‘black-ish’ Dissects The Pressure To Succeed

One of the things that makes the Johnson family unique is that the black-ish clan is upper middle class, but surrounded by reminders that both Dre and Bow are the first people in their family history to be quite so wealthy and successful — and according to Dre's opening voiceover, it was The Cosby Show that originally inspired him. So when Dre finds out that his company may be downsizing, he immediately worries about losing what he fought so hard to gain. With his anxieties swirling in his mind, Dre opens up to his father about how much pressure he feels to project the image of success because "when one black person fails, it feels like it sets us all back."

And while I can totally see how he might feel that way, it also feels like a stand-in for how showrunner Kenya Barris must feel about maintaining his series' popularity.
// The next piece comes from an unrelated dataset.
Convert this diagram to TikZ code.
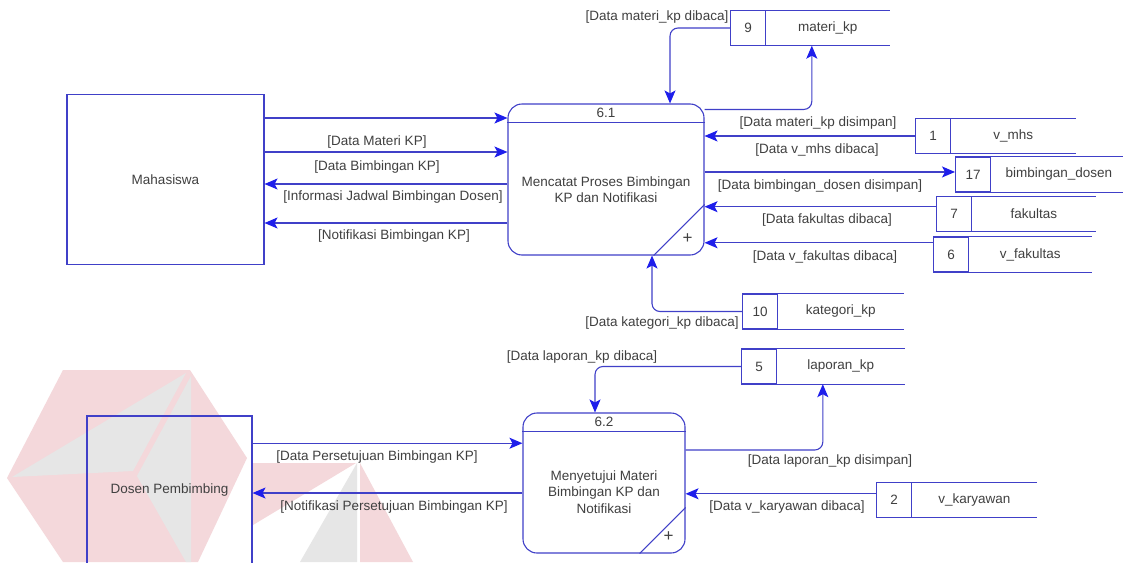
\documentclass[tikz,border=0pt]{standalone}
\usepackage{fontspec}
\setmainfont{Liberation Sans}
\usetikzlibrary{arrows.meta}

\definecolor{dfdline}{RGB}{64,64,200}
\definecolor{dfdhead}{RGB}{30,30,235}
\definecolor{dfdtext}{RGB}{64,64,64}
\definecolor{wmred}{RGB}{244,216,219}
\definecolor{wmgrey}{RGB}{230,230,230}

\tikzset{
	entity/.style={draw=dfdline, line width=1.1pt, minimum width=197, minimum height=170, inner sep=0pt},
	proc/.style={draw=dfdline, line width=1.1pt, rounded corners=14, inner sep=0pt},
	storeid/.style={draw=dfdline, line width=1.1pt, anchor=west, minimum width=35, minimum height=35, inner sep=0pt},
	storename/.style={anchor=west, minimum height=35, inner sep=0pt},
	flow/.style={draw=dfdline, line width=1.1pt, ->},
	flowlbl/.style={inner sep=0pt},
}

% data store: id cell plus open name field
\newcommand{\dstore}[5]{%
	\node[storeid] (#1) at (#2) {#3};
	\node[storename, minimum width=#5] (#1-n) at (#1.east) {#4};
	\draw[dfdline, line width=1.1pt] (#1-n.north west) -- (#1-n.north east) (#1-n.south west) -- (#1-n.south east);
}

\begin{document}
\begin{tikzpicture}[x=1pt, y=-1pt, text=dfdtext, font=\fontsize{13.5}{16.5}\selectfont,
		>={Stealth[length=13pt, width=11pt, inset=3pt, color=dfdhead]}]
	\useasboundingbox (0,0) rectangle (1123,562);
	\clip (0,0) rectangle (1123,562);
	\fill[white] (0,0) rectangle (1123,562);

	%% logo in the background
	\fill[wmred] (63,370) -- (190,370) -- (247,458) -- (198,562) -- (63,562) -- (7,478) -- cycle;
	\fill[wmgrey] (12,477) -- (186,373) -- (133,471) -- cycle;
	\fill[wmgrey] (191,376) -- (137,476) -- (186,562) -- (191,562) -- cycle;
	\fill[wmred] (253,463) -- (356,463) -- (253,525) -- cycle;
	\fill[wmgrey] (357,463) -- (300,562) -- (357,562) -- cycle;
	\fill[wmred] (360,463) -- (413,562) -- (360,562) -- cycle;

	%% external entities
	\node[entity] (mhs) at (165.5,179.5) {Mahasiswa};
	\node[entity, minimum width=165, minimum height=148] (dsn) at (169.5,490) {Dosen Pembimbing};

	%% processes
	\node[proc, minimum width=196, minimum height=151] (p61) at (606,179.5) {};
	\node[proc, minimum width=162, minimum height=140] (p62) at (604,483) {};
	\foreach \p/\id/\d in {p61/6.1/51, p62/6.2/46} {
		\draw[dfdline, line width=1.1pt] ([yshift=-19]\p.north west) -- ([yshift=-19]\p.north east);
		\draw[dfdline, line width=1.1pt] ([xshift=-\d]\p.south east) -- ([yshift=\d]\p.south east);
		\node (\p-id) at ([yshift=-9.5]\p.north) {\id};
		\node[font=\fontsize{17}{17}\selectfont] (\p-plus) at ([xshift=-17,yshift=17]\p.south east) {+};
	}
	\node[align=center] (p61-t) at ([yshift=-10]p61.center) {Mencatat Proses Bimbingan\\KP dan Notifikasi};
	\node[align=center] (p62-t) at ([yshift=-9]p62.center) {Menyetujui Materi\\Bimbingan KP dan\\Notifikasi};

	%% data stores
	\dstore{mat}{730,28}{9}{materi\_kp}{123}
	\dstore{vmhs}{915,136}{1}{v\_mhs}{124}
	\dstore{bdos}{955,174.5}{17}{bimbingan\_dosen}{135}
	\dstore{fak}{936,214}{7}{fakultas}{123}
	\dstore{vfak}{933,254.5}{6}{v\_fakultas}{122}
	\dstore{kat}{742,311.5}{10}{kategori\_kp}{125}
	\dstore{lap}{741,366.5}{5}{laporan\_kp}{127}
	\dstore{vkar}{876,500}{2}{v\_karyawan}{124}

	%% flows of 6.1
	\foreach \src/\dst/\dy in {mhs.east/p61.west/61.5, mhs.east/p61.west/27.5, p61.west/mhs.east/-4.5, p61.west/mhs.east/-43.5}
		\draw[flow] ([yshift=\dy]\src) -- ([yshift=\dy]\dst);
	\draw[flow, rounded corners=8] (mat.west) -| ([xshift=64]p61.north);
	\draw[flow, rounded corners=8] ([yshift=-6]p61.north east) -| ([xshift=-16]mat-n.south);
	\draw[flow] (vmhs.west) -- (vmhs.west -| p61.east);
	\draw[flow] (bdos.172 -| p61.east) -- (bdos.172);
	\draw[flow] (fak.158) -- (fak.158 -| p61.east);
	\draw[flow] (vfak.147) -- (vfak.147 -| p61.east);
	\draw[flow, rounded corners=8] (kat.west) -| ([xshift=46]p61.south);

	%% flows of 6.2
	\draw[flow, rounded corners=8] (lap.west) -| ([xshift=-9]p62.north);
	\draw[flow, rounded corners=8] ([yshift=33]p62.east) -| ([xshift=-18]lap-n.south);
	\draw[flow] (vkar.161) -- (vkar.161 -| p62.east);
	\draw[flow] (dsn.east |- p62.154) -- (p62.154);
	\draw[flow] (p62.187) -- (p62.187 -| dsn.east);

	%% flow labels
	\foreach \x/\y/\t [count=\i] in {
		377/142/[Data Materi KP],
		377/167/[Data Bimbingan KP],
		393/197/[Informasi Jadwal Bimbingan Dosen],
		394/236/[Notifikasi Bimbingan KP],
		657/17/[Data materi\_kp dibaca],
		818/123/[Data materi\_kp disimpan],
		817/150/[Data v\_mhs dibaca],
		820/186/[Data bimbingan\_dosen disimpan],
		827/220/[Data fakultas dibaca],
		825/257/[Data v\_fakultas dibaca],
		662/323/[Data kategori\_kp dibaca],
		582/357/[Data laporan\_kp dibaca],
		377/457/[Data Persetujuan Bimbingan KP],
		394/507/[Notifikasi Persetujuan Bimbingan KP],
		830/461/[Data laporan\_kp disimpan],
		787/507/[Data v\_karyawan dibaca]}
		\node[flowlbl] (lbl\i) at (\x,\y) {\t};
\end{tikzpicture}
\end{document}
It’s simultaneously a tribute to the people (and TV series) that raised the character and a examination of how the pressure both Dre puts on himself to succeed probably isn't healthy.

While Dre might be a bit of a fool, he’s still a devoted patriarch, and it’s important to him to make sure that his kids don’t have to go through what he went through. But when his parents encourage their granchildren to steal the gift cards out of Bow's charity baskets, Dre is furious not just because it's a bad thing to do, but because he doesn't want the (mostly) white other parents to think of his black family as anything less than perfect, represented by the shady and perfect mom Brittany Daniel, who you may remember from The Game.

In the end, Dre realizes that his real life is preferable to any fictional version of perfection. Of course, it's a little odd, because the Johnsons are also a fictional family. But taking this episode, once again, as a metaphor for black-ish, this feels like the show embracing that its characters might be messy, imperfect, and weird. And, speaking of which — in the last seconds of the episode, Charlie returns! If there's any character that represents embracing imperfections, it's him.